Description of the task: Print the listing from its top line through the line containing "const gridY = [0,100,200,300,400,500,600];", nothing more, and leave out the pictures.

··· Data section

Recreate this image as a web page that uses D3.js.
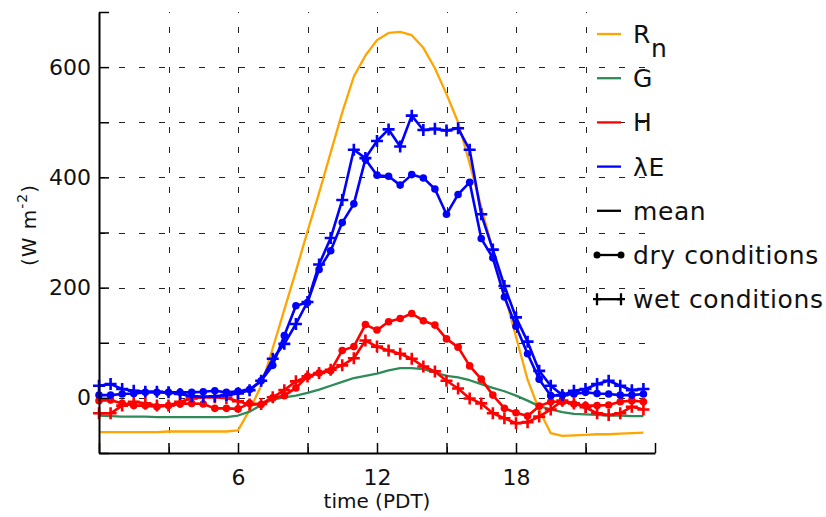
<!DOCTYPE html>
<html>
<head>
<meta charset="utf-8">
<script src="https://cdn.jsdelivr.net/npm/d3@7"></script>
<style>
  body { margin: 0; background: #fff; }
  svg { display: block; font-family: "DejaVu Sans", sans-serif; }
</style>
</head>
<body>
<div id="chart"></div>
<script>
(() => {
  "use strict";

  // half-hourly diurnal composites (PDT)
  const hours = [0,0.5,1,1.5,2,2.5,3,3.5,4,4.5,5,5.5,6,6.5,7,7.5,8,8.5,9,9.5,10,10.5,11,11.5,
                 12,12.5,13,13.5,14,14.5,15,15.5,16,16.5,17,17.5,18,18.5,19,19.5,20,20.5,21,21.5,22,22.5,23,23.5];

  const rn = [-62,-62,-62,-62,-62,-62,-61,-61,-61,-61,-61,-61,-59,-22,22,90,160,230,302,372,445,518,583,621,
              649,662,664,658,635,598,551,500,425,346,268,189,111,33,-22,-64,-69,-68,-67,-66,-66,-65,-64,-63];
  const gFlux = [-32,-33,-34,-34,-34,-35,-35,-35,-35,-35,-35,-35,-32,-25,-13,-3,1,4,9,15,22,29,36,40,
                 44,50,54,54,52,46,40,37,32,25,18,12,4,-5,-15,-21,-26,-29,-30,-31,-32,-32,-33,-33];
  const hDry = [-5,-4,-10,-14,-14,-16,-14,-11,-10,-11,-19,-19,-20,-10,-12,0,4,18,39,45,49,86,93,133,
                123,138,144,153,140,132,107,92,58,34,5,-19,-27,-33,-15,-7,-7,-11,-14,-14,-13,-7,-5,-7];
  const hWet = [-28,-28,-14,-7,-10,-14,-14,-7,-1,1,1,0,-6,-12,-11,1,14,30,39,45,51,59,72,104,
                93,86,80,71,57,48,31,17,-1,-10,-28,-37,-46,-44,-34,-21,-5,-10,-17,-28,-31,-28,-16,-21];
  const leDry = [5,5,7,8,10,10,10,10,10,11,13,10,12,15,31,59,113,167,173,233,267,318,352,433,
                 404,402,386,405,399,379,333,369,391,289,254,183,130,80,34,4,5,7,10,8,7,5,5,7];
  const leWet = [22,25,16,13,11,11,10,7,3,2,3,5,8,14,31,71,98,134,174,242,290,359,450,435,
                 466,487,456,512,486,488,485,489,450,333,269,203,146,102,49,22,5,13,16,25,31,22,14,16];

  const xTicks = [0,3,6,9,12,15,18,21,24];
  const xLabels = [6,12,18];
  const yTicks = [-100,0,100,200,300,400,500,600,700];
  const yLabels = [0,200,400,600];
  const gridX = [3,6,9,12,15,18,21];
  const gridY = [0,100,200,300,400,500,600];

  const COLORS = { rn: "#FFA500", g: "#2E8B57", h: "#FF0000", le: "#0000FF" };

  const series = [
    { key: "rn",    values: rn,    color: COLORS.rn, marker: null },
    { key: "g",     values: gFlux, color: COLORS.g,  marker: null },
    { key: "hDry",  values: hDry,  color: COLORS.h,  marker: "dot" },
    { key: "hWet",  values: hWet,  color: COLORS.h,  marker: "plus" },
    { key: "leDry", values: leDry, color: COLORS.le, marker: "dot" },
    { key: "leWet", values: leWet, color: COLORS.le, marker: "plus" }
  ];

  const legendItems = [
    { label: "R", sub: "n", color: COLORS.rn, marker: null },
    { label: "G",  color: COLORS.g,  marker: null },
    { label: "H",  color: COLORS.h,  marker: null },
    { label: "λE", color: COLORS.le, marker: null },
    { label: "mean", color: "#000", marker: null },
    { label: "dry conditions", color: "#000", marker: "dot" },
    { label: "wet conditions", color: "#000", marker: "plus" }
  ];

  const width = 826, height = 517;
  const svg = d3.select("#chart").append("svg").attr("width", width).attr("height", height);

  const x = d3.scaleLinear().domain([0, 24]).range([99, 655]);
  const y = d3.scaleLinear().domain([-100, 700]).range([453, 12]);

  // grid
  const grid = svg.append("g").attr("stroke", "#222").attr("stroke-width", 1).attr("stroke-dasharray", "6,14");
  grid.selectAll("line.gx").data(gridX).join("line").attr("class", "gx")
    .attr("x1", d => Math.round(x(d)) + 0.5).attr("x2", d => Math.round(x(d)) + 0.5)
    .attr("y1", y(-100)).attr("y2", y(700));
  grid.selectAll("line.gy").data(gridY).join("line").attr("class", "gy")
    .attr("y1", d => Math.round(y(d)) + 0.5).attr("y2", d => Math.round(y(d)) + 0.5)
    .attr("x1", x(0)).attr("x2", x(24));

  // series
  const line = d3.line().x((d, i) => x(hours[i])).y(d => y(d));
  const plus = "M-6,0H6M0,-6V6";

  series.forEach(s => {
    const gS = svg.append("g").attr("class", "series " + s.key);
    gS.append("path")
      .attr("d", line(s.values))
      .attr("fill", "none")
      .attr("stroke", s.color)
      .attr("stroke-width", s.marker ? 2.6 : 2.3)
      .attr("stroke-linejoin", "round");
    if (s.marker === "dot") {
      gS.selectAll("circle").data(s.values).join("circle")
        .attr("cx", (d, i) => x(hours[i])).attr("cy", d => y(d))
        .attr("r", 3.8).attr("fill", s.color);
    } else if (s.marker === "plus") {
      gS.selectAll("path.m").data(s.values).join("path").attr("class", "m")
        .attr("d", plus)
        .attr("transform", (d, i) => `translate(${x(hours[i])},${y(d)})`)
        .attr("stroke", s.color).attr("stroke-width", 2.6).attr("fill", "none");
    }
  });

  // axes
  const xAxis = d3.axisBottom(x).tickValues(xTicks).tickSizeInner(-10).tickSizeOuter(0)
    .tickPadding(16).tickFormat(d => xLabels.includes(d) ? d : "");
  const yAxis = d3.axisLeft(y).tickValues(yTicks).tickSizeInner(-10).tickSizeOuter(0)
    .tickPadding(8).tickFormat(d => yLabels.includes(d) ? d : "");

  const gx = svg.append("g").attr("transform", `translate(0,${y(-100)})`).call(xAxis);
  const gy = svg.append("g").attr("transform", `translate(${x(0)},0)`).call(yAxis);
  [gx, gy].forEach(a => {
    a.attr("font-family", "DejaVu Sans, sans-serif").attr("font-size", 22);
    a.select(".domain").attr("stroke", "#000").attr("stroke-width", 2);
    a.selectAll(".tick line").attr("stroke", "#000").attr("stroke-width", 1.5);
    a.selectAll(".tick text").attr("fill", "#111");
  });

  svg.append("text")
    .attr("x", x(12)).attr("y", 508)
    .attr("text-anchor", "middle")
    .attr("font-size", 20).attr("fill", "#111")
    .text("time (PDT)");

  const yt = svg.append("text")
    .attr("transform", "translate(36,225) rotate(-90)")
    .attr("text-anchor", "middle")
    .attr("font-size", 20).attr("letter-spacing", 1).attr("fill", "#111");
  yt.append("tspan").text("(W m");
  yt.append("tspan").attr("font-size", 14).attr("dy", -9).text("-2");
  yt.append("tspan").attr("dy", 9).text(")");

  // legend
  const lg = svg.append("g").attr("font-size", 25).attr("fill", "#111");
  const ly0 = 34, ldy = 44.2, lx1 = 597, lx2 = 621, ltx = 633;
  legendItems.forEach((item, i) => {
    const cy = ly0 + i * ldy;
    lg.append("line").attr("x1", lx1).attr("x2", lx2).attr("y1", cy).attr("y2", cy)
      .attr("stroke", item.color).attr("stroke-width", 2.3);
    if (item.marker === "dot") {
      [lx1, lx2].forEach(px => lg.append("circle").attr("cx", px).attr("cy", cy).attr("r", 3.5).attr("fill", item.color));
    } else if (item.marker === "plus") {
      [lx1, lx2].forEach(px => lg.append("path").attr("d", "M-4,0H4M0,-6V6")
        .attr("transform", `translate(${px},${cy})`).attr("stroke", item.color).attr("stroke-width", 2.3));
    }
    const t = lg.append("text").attr("x", ltx).attr("y", cy + 9).attr("letter-spacing", 0.6);
    t.append("tspan").text(item.label);
    if (item.sub) t.append("tspan").attr("dy", 14).text(item.sub);
  });
})();
</script>
</body>
</html>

······

Exercise solution:
Recreate this image as a web page that uses D3.js.
<!DOCTYPE html>
<html>
<head>
<meta charset="utf-8">
<script src="https://cdn.jsdelivr.net/npm/d3@7"></script>
<style>
  body { margin: 0; background: #fff; }
  svg { display: block; font-family: "DejaVu Sans", sans-serif; }
</style>
</head>
<body>
<div id="chart"></div>
<script>
(() => {
  "use strict";

  // half-hourly diurnal composites (PDT)
  const hours = [0,0.5,1,1.5,2,2.5,3,3.5,4,4.5,5,5.5,6,6.5,7,7.5,8,8.5,9,9.5,10,10.5,11,11.5,
                 12,12.5,13,13.5,14,14.5,15,15.5,16,16.5,17,17.5,18,18.5,19,19.5,20,20.5,21,21.5,22,22.5,23,23.5];

  const rn = [-62,-62,-62,-62,-62,-62,-61,-61,-61,-61,-61,-61,-59,-22,22,90,160,230,302,372,445,518,583,621,
              649,662,664,658,635,598,551,500,425,346,268,189,111,33,-22,-64,-69,-68,-67,-66,-66,-65,-64,-63];
  const gFlux = [-32,-33,-34,-34,-34,-35,-35,-35,-35,-35,-35,-35,-32,-25,-13,-3,1,4,9,15,22,29,36,40,
                 44,50,54,54,52,46,40,37,32,25,18,12,4,-5,-15,-21,-26,-29,-30,-31,-32,-32,-33,-33];
  const hDry = [-5,-4,-10,-14,-14,-16,-14,-11,-10,-11,-19,-19,-20,-10,-12,0,4,18,39,45,49,86,93,133,
                123,138,144,153,140,132,107,92,58,34,5,-19,-27,-33,-15,-7,-7,-11,-14,-14,-13,-7,-5,-7];
  const hWet = [-28,-28,-14,-7,-10,-14,-14,-7,-1,1,1,0,-6,-12,-11,1,14,30,39,45,51,59,72,104,
                93,86,80,71,57,48,31,17,-1,-10,-28,-37,-46,-44,-34,-21,-5,-10,-17,-28,-31,-28,-16,-21];
  const leDry = [5,5,7,8,10,10,10,10,10,11,13,10,12,15,31,59,113,167,173,233,267,318,352,433,
                 404,402,386,405,399,379,333,369,391,289,254,183,130,80,34,4,5,7,10,8,7,5,5,7];
  const leWet = [22,25,16,13,11,11,10,7,3,2,3,5,8,14,31,71,98,134,174,242,290,359,450,435,
                 466,487,456,512,486,488,485,489,450,333,269,203,146,102,49,22,5,13,16,25,31,22,14,16];

  const xTicks = [0,3,6,9,12,15,18,21,24];
  const xLabels = [6,12,18];
  const yTicks = [-100,0,100,200,300,400,500,600,700];
  const yLabels = [0,200,400,600];
  const gridX = [3,6,9,12,15,18,21];
  const gridY = [0,100,200,300,400,500,600];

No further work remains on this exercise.